Royal Bank of Scotland's hopes of paying bonuses twice the size of salaries have been scuppered by the Government.

Under new European rules, the part-nationalised bank requires the approval of shareholders to award variable remuneration up to 200% of fixed pay.

However, RBS has been told by UKFI, which manages the Treasury stake, that it will not support a resolution which proposes a 2:1 ratio. It means the proposal will no longer be put to shareholders at its AGM in June.

With other banks currently seeking approval for the 2:1 ratio, the bank warned it now faces a "commercial and prudential risk" as it tries to operate within a 1:1 fixed to variable pay ratio.

It said: "The board believes the best commercial solution for RBS is to have the flexibility on variable to fixed pay ratios that is now emerging as the sector norm.

"This would also allow RBS to maintain the maximum amount of compensation that could be subject to performance conditions including clawback for conduct issues that may emerge in future. This position was understood during consultation with institutional shareholders."

A Treasury spokesman said there could be no rise in the bonus cap because the bank has not yet completed its restructuring and remains majority public-owned.

The Treasury will not oppose a 2:1 bonus ratio at Lloyds Banking Group, in which it still has a 25% stake, because the bank has largely completed its restructuring.

It added that RBS's pay policies mean that the firm will remain a back-marker in its overall remuneration compared with other banks.

The spokesman added: "We have made clear there will be no rise in the bonus cap for an RBS still in recovery, but a bonus cap at Lloyds that reflects the progress it has made in getting money back for taxpayers.

"A few years ago, bonuses were out of control, banks needed bailing out and the economy was shrinking. Under this Government's long-term economic plan bonuses are down, the banks are recovering and the economy is growing."

The EU bonus rules, which came into force on January 1, limit annual payouts for 2014 onwards to 100% of annual salary, or a maximum of 200% with shareholder approval.

The Government believes the policies will not support stronger and safer banks and has launched a challenge to the rules in the European Court.

Barclays yesterday won the support of shareholders for payments of up to 200% of salary, while also introducing new role-based pay awards that mean staff can still pick up bumper handouts.

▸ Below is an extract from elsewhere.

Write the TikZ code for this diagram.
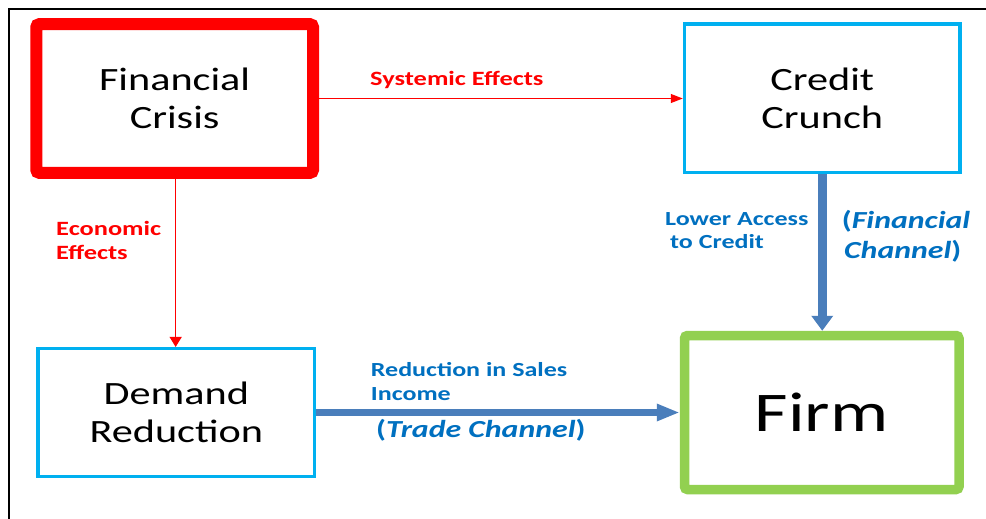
\documentclass[tikz,border=0pt]{standalone}
\usepackage{fontspec}
\setmainfont{Carlito}[FakeStretch=1.3]
\usetikzlibrary{arrows.meta}
\definecolor{cyanbox}{HTML}{00B0F0}
\definecolor{greenbox}{HTML}{92D050}
\definecolor{bluearrow}{HTML}{4A7EBB}
\definecolor{bluetext}{HTML}{0070C0}
\definecolor{redc}{HTML}{FF0000}
\tikzset{
  boxtext/.style={align=center, font=\fontsize{32.5}{38.5}\selectfont, text=black, inner sep=0pt},
  redlabel/.style={anchor=base west, inner sep=0pt, text=redc, font=\fontsize{20.3}{24}\selectfont\bfseries},
  bluelabel/.style={anchor=base west, inner sep=0pt, text=bluetext, font=\fontsize{20}{24}\selectfont\bfseries},
  chanlabel/.style={anchor=base west, inner sep=0pt, text=bluetext, font=\fontsize{24.5}{30}\selectfont\bfseries},
  redarrow/.style={draw=redc, line width=1.2pt},
  bluearr/.style={draw=bluearrow},
}
\begin{document}
\begin{tikzpicture}[x=1pt,y=-1pt]
\useasboundingbox[fill=white] (0,0) rectangle (986,519);
% frame
\draw[line width=2pt, black] (986,9.5) -- (9,9.5) -- (9,519);
% boxes
\node[boxtext, draw=redc, line width=12pt, rounded corners=3pt,
      minimum width=276.7pt, minimum height=148.6pt] (fc) at (174.65,98.5) {Financial\\Crisis};
\node[boxtext, draw=cyanbox, line width=3.5pt,
      minimum width=275.5pt, minimum height=148.5pt] (cc) at (822.25,98.25) {Credit\\Crunch};
\node[boxtext, draw=cyanbox, line width=3.5pt,
      minimum width=276.7pt, minimum height=127.6pt] (dr) at (176.35,412.5) {Demand\\Reduction};
\node[boxtext, draw=greenbox, line width=9.5pt, rounded corners=3pt,
      minimum width=274.5pt, minimum height=154pt, font=\fontsize{56}{60}\selectfont] (firm) at (821.75,412.5) {Firm};
% connectors
\draw[redarrow, -{Triangle[length=12pt,width=9pt]}] (fc.east) -- (fc.east -| cc.west);
\draw[redarrow, -{Triangle[length=10pt,width=12pt]}] ([xshift=1pt]fc.south) -- ([xshift=1pt]fc.south |- dr.north);
\draw[bluearr, line width=8.5pt, -{Triangle[length=15pt,width=21pt]}] (cc.south) -- (cc.south |- firm.north);
\draw[bluearr, line width=6.5pt, -{Triangle[length=23pt,width=16pt]}] (dr.east) -- (dr.east -| firm.west);
% labels
\node[redlabel] (sys) at (370,86) {Systemic Effects};
\node[redlabel] (eco1) at (56,235) {Economic};
\node[redlabel] (eco2) at (56,259.3) {Effects};
\node[bluelabel] (low1) at (665,225) {Lower Access};
\node[bluelabel] (low2) at (670,248.3) {to Credit};
\node[chanlabel] (fin1) at (841.7,228.3) {(\textit{Financial}};
\node[chanlabel] (fin2) at (844,258.3) {\textit{Channel})};
\node[bluelabel] (red1) at (370.7,376.7) {Reduction in Sales};
\node[bluelabel] (red2) at (370.7,400) {Income};
\node[chanlabel] (trade) at (376,437.3) {(\textit{Trade Channel})};
\end{tikzpicture}
\end{document}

RBS, which is 81%-owned by the taxpayer, said chief executive Ross McEwan will receive a salary of £1 million this year, as well as the potential for up to three times that amount through the company's long-term incentive plan.

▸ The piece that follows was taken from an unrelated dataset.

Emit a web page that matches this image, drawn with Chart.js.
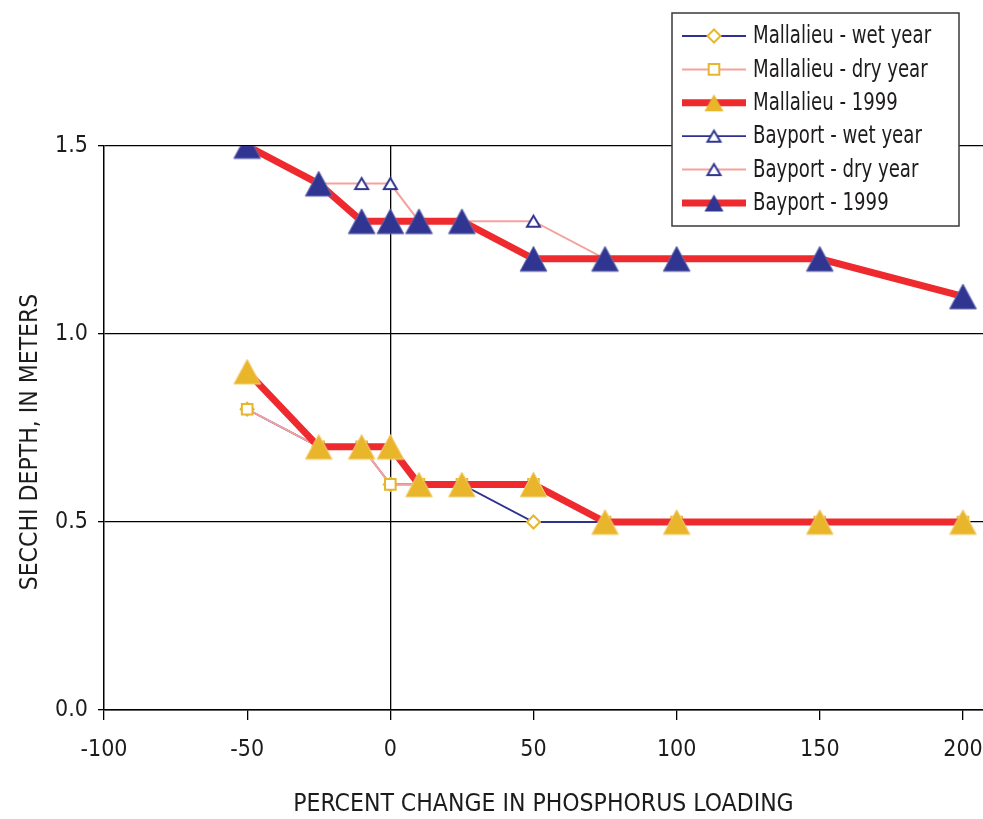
<!DOCTYPE html>
<html><head><meta charset="utf-8">
<script src="https://cdn.jsdelivr.net/npm/chart.js@4/dist/chart.umd.min.js"></script>
<style>html,body{margin:0;padding:0;background:#fff}#wrap{width:983px;height:819px;position:relative}</style>
</head><body><div id="wrap"><canvas id="c" width="983" height="819"></canvas></div>
<script>
const xValues = [-50, -25, -10, 0, 10, 25, 50, 75, 100, 150, 200];
const mallalieuWet = [0.8, 0.7, 0.7, 0.6, 0.6, 0.6, 0.5, 0.5, 0.5, 0.5, 0.5];
const mallalieuDry = [0.8, 0.7, 0.7, 0.6, 0.6, 0.6, 0.6, 0.5, 0.5, 0.5, 0.5];
const mallalieu1999 = [0.9, 0.7, 0.7, 0.7, 0.6, 0.6, 0.6, 0.5, 0.5, 0.5, 0.5];
const bayportWet = [1.5, 1.4, 1.3, 1.3, 1.3, 1.3, 1.2, 1.2, 1.2, 1.2, 1.1];
const bayportDry = [1.5, 1.4, 1.4, 1.4, 1.3, 1.3, 1.3, 1.2, 1.2, 1.2, 1.1];
const bayport1999 = [1.5, 1.4, 1.3, 1.3, 1.3, 1.3, 1.2, 1.2, 1.2, 1.2, 1.1];
const seriesNames = ['Mallalieu - wet year', 'Mallalieu - dry year', 'Mallalieu - 1999',
                     'Bayport - wet year', 'Bayport - dry year', 'Bayport - 1999'];
const xTickValues = [-100, -50, 0, 50, 100, 150, 200];
const yTickValues = [0, 0.5, 1.0, 1.5];
const xTitle = 'PERCENT CHANGE IN PHOSPHORUS LOADING';
const yTitle = 'SECCHI DEPTH, IN METERS';

const FONT = '"DejaVu Sans Condensed", "DejaVu Sans", sans-serif';
const TEXT = '#1E1B1C';
const RED = '#EE2A2F', NAVY = '#2F3590', GOLD = '#E8B52B', PINK = '#F5A29E', BLUE = '#2E3192';

// triangle marker images (centered on the data point)
function makeTri(w, h, fill, stroke, lw) {
  const pad = Math.ceil(lw) + 1;
  const c = document.createElement('canvas');
  c.width = w + 2 * pad; c.height = h + 2 * pad;
  const g = c.getContext('2d');
  g.beginPath();
  g.moveTo(pad + w / 2, pad);
  g.lineTo(pad + w, pad + h);
  g.lineTo(pad, pad + h);
  g.closePath();
  g.fillStyle = fill; g.fill();
  if (lw > 0) { g.lineJoin = 'miter'; g.strokeStyle = stroke; g.lineWidth = lw; g.stroke(); }
  return c;
}
const triGoldBig = makeTri(27, 25, GOLD, '#F3D585', 1);
const triNavyBig = makeTri(27, 25, NAVY, '#6A6FB0', 1);
const triOpen = makeTri(13, 11, '#fff', NAVY, 2);
const triGoldLeg = makeTri(19, 17, GOLD, GOLD, 0);
const triNavyLeg = makeTri(19, 17, NAVY, NAVY, 0);

function pts(vals) { return xValues.map((x, i) => ({x: x, y: vals[i]})); }
function ds(label, vals, o) {
  return Object.assign({label, data: pts(vals), tension: 0, fill: false, showLine: true}, o);
}

const datasets = [
  ds(seriesNames[0], mallalieuWet, {borderColor: BLUE, borderWidth: 1.8, pointStyle: 'rectRot', pointRadius: 6.5,
     pointBackgroundColor: '#fff', pointBorderColor: GOLD, pointBorderWidth: 2, order: 2}),
  ds(seriesNames[1], mallalieuDry, {borderColor: PINK, borderWidth: 2, pointStyle: 'rect', pointRadius: 7.5,
     pointBackgroundColor: '#fff', pointBorderColor: GOLD, pointBorderWidth: 2, order: 1}),
  ds(seriesNames[2], mallalieu1999, {borderColor: RED, borderWidth: 7, pointStyle: triGoldBig, pointRadius: 13,
     pointBackgroundColor: GOLD, pointBorderColor: GOLD, pointBorderWidth: 1, order: 0, legendStyle: triGoldLeg}),
  ds(seriesNames[3], bayportWet, {borderColor: BLUE, borderWidth: 1.8, pointStyle: triOpen, pointRadius: 7,
     pointBackgroundColor: '#fff', pointBorderColor: NAVY, pointBorderWidth: 2, order: 2}),
  ds(seriesNames[4], bayportDry, {borderColor: PINK, borderWidth: 2, pointStyle: triOpen, pointRadius: 7,
     pointBackgroundColor: '#fff', pointBorderColor: NAVY, pointBorderWidth: 2, order: 1}),
  ds(seriesNames[5], bayport1999, {borderColor: RED, borderWidth: 7, pointStyle: triNavyBig, pointRadius: 13,
     pointBackgroundColor: NAVY, pointBorderColor: NAVY, pointBorderWidth: 1, order: 0, legendStyle: triNavyLeg})
];

const boxLegend = {
  id: 'boxLegend',
  afterDraw(chart) {
    const ctx = chart.ctx;
    const L = 672, T = 13, W = 287, H = 213;
    ctx.save();
    ctx.fillStyle = '#fff';
    ctx.fillRect(L, T, W, H);
    ctx.strokeStyle = '#3a3a3a';
    ctx.lineWidth = 1.5;
    ctx.strokeRect(L, T, W, H);
    chart.data.datasets.forEach((d, i) => {
      const y = 36 + i * 33.4;
      ctx.strokeStyle = d.borderColor;
      ctx.lineWidth = d.borderWidth;
      ctx.beginPath();
      ctx.moveTo(682, y);
      ctx.lineTo(746, y);
      ctx.stroke();
      ctx.fillStyle = d.pointBackgroundColor;
      ctx.strokeStyle = d.pointBorderColor;
      ctx.lineWidth = d.pointBorderWidth;
      Chart.helpers.drawPoint(ctx, {pointStyle: d.legendStyle || d.pointStyle, radius: d.pointRadius,
        rotation: 0, borderWidth: d.pointBorderWidth}, 714, y);
      ctx.save();
      ctx.translate(753, y + 1);
      ctx.scale(0.84, 1);
      ctx.fillStyle = TEXT;
      ctx.font = '24px ' + FONT;
      ctx.textBaseline = 'middle';
      ctx.textAlign = 'left';
      ctx.fillText(d.label, 0, 0);
      ctx.restore();
    });
    ctx.restore();
  }
};

new Chart(document.getElementById('c'), {
  type: 'scatter',
  data: {datasets},
  plugins: [boxLegend],
  options: {
    responsive: false,
    devicePixelRatio: 1,
    animation: false,
    layout: {autoPadding: false, padding: {top: 146, left: 0, right: 0, bottom: 0}},
    plugins: {legend: {display: false}, tooltip: {enabled: false}},
    scales: {
      x: {
        type: 'linear', min: -100, max: 207,
        afterBuildTicks: (s) => { s.ticks = xTickValues.map(v => ({value: v})); },
        afterFit: (s) => { s.height = 109; s.paddingRight = 0; s.paddingLeft = 0; },
        ticks: {includeBounds: false, color: TEXT, padding: 16, maxRotation: 0,
                font: {family: FONT, size: 23}},
        grid: {color: (c) => (c.tick && c.tick.value === 0 ? '#000' : 'rgba(0,0,0,0)'),
               tickColor: '#000', tickLength: 10, lineWidth: 1.3, drawOnChartArea: true},
        border: {color: '#000', width: 1.5},
        title: {display: true, text: xTitle, color: TEXT, padding: {top: 0, bottom: 2},
                font: {family: FONT, size: 24.5, lineHeight: 1}}
      },
      y: {
        type: 'linear', min: 0, max: 1.5,
        afterBuildTicks: (s) => { s.ticks = yTickValues.map(v => ({value: v})); },
        afterFit: (s) => { s.width = 104; },
        ticks: {color: TEXT, padding: 10, callback: (v) => Number(v).toFixed(1),
                font: {family: FONT, size: 23}},
        grid: {color: '#000', tickColor: '#000', tickLength: 6, lineWidth: 1.3},
        border: {color: '#000', width: 1.5},
        title: {display: true, text: yTitle + '    ', color: TEXT, padding: {top: 18, bottom: 0},
                font: {family: FONT, size: 24.5, lineHeight: 1}}
      }
    }
  }
});
</script></body></html>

The bank will follow the lead of other banks in paying a fixed allowance to senior staff in addition to salaries in a move seen as side-stepping the EU bonus cap.

It means Mr McEwan will be entitled to an additional payment of £1 million from next year, although the bank added that the chief executive and other board members will no longer be entitled to receive annual bonuses.

The bank said its new pay policies cut the maximum potential award to directors by 16%, as well as maintaining its exposure to shares and clawback procedures.

Shadow Treasury minister Cathy Jamieson said: "George Osborne is in a terrible muddle over bankers' bonuses. He is spending taxpayers' money on a legal fight in Brussels against the bonus cap and yet imposing the minimum cap at RBS.

"The Government has bowed to pressure on RBS and finally admitted that bonuses of two times salary would be unacceptable at what remains a bank in Government ownership. They voted against Labour's motion to impose the minimum cap at RBS in January, but have now been forced to reverse their position.

"But, confusingly, at the same time the Chancellor is supporting higher bonuses in Lloyds Bank and elsewhere.

"People who are facing a cost-of-living crisis are rightly angry about excessive rewards for failure in banking over recent years. The Chancellor should accept the logic of today's announcement and drop his legal action to block the bonus cap.

"And he should heed Labour calls to implement existing legislation on transparency in pay at the top and repeat the tax on bankers' bonuses to pay for a compulsory jobs guarantee for young people out of work for a year or more."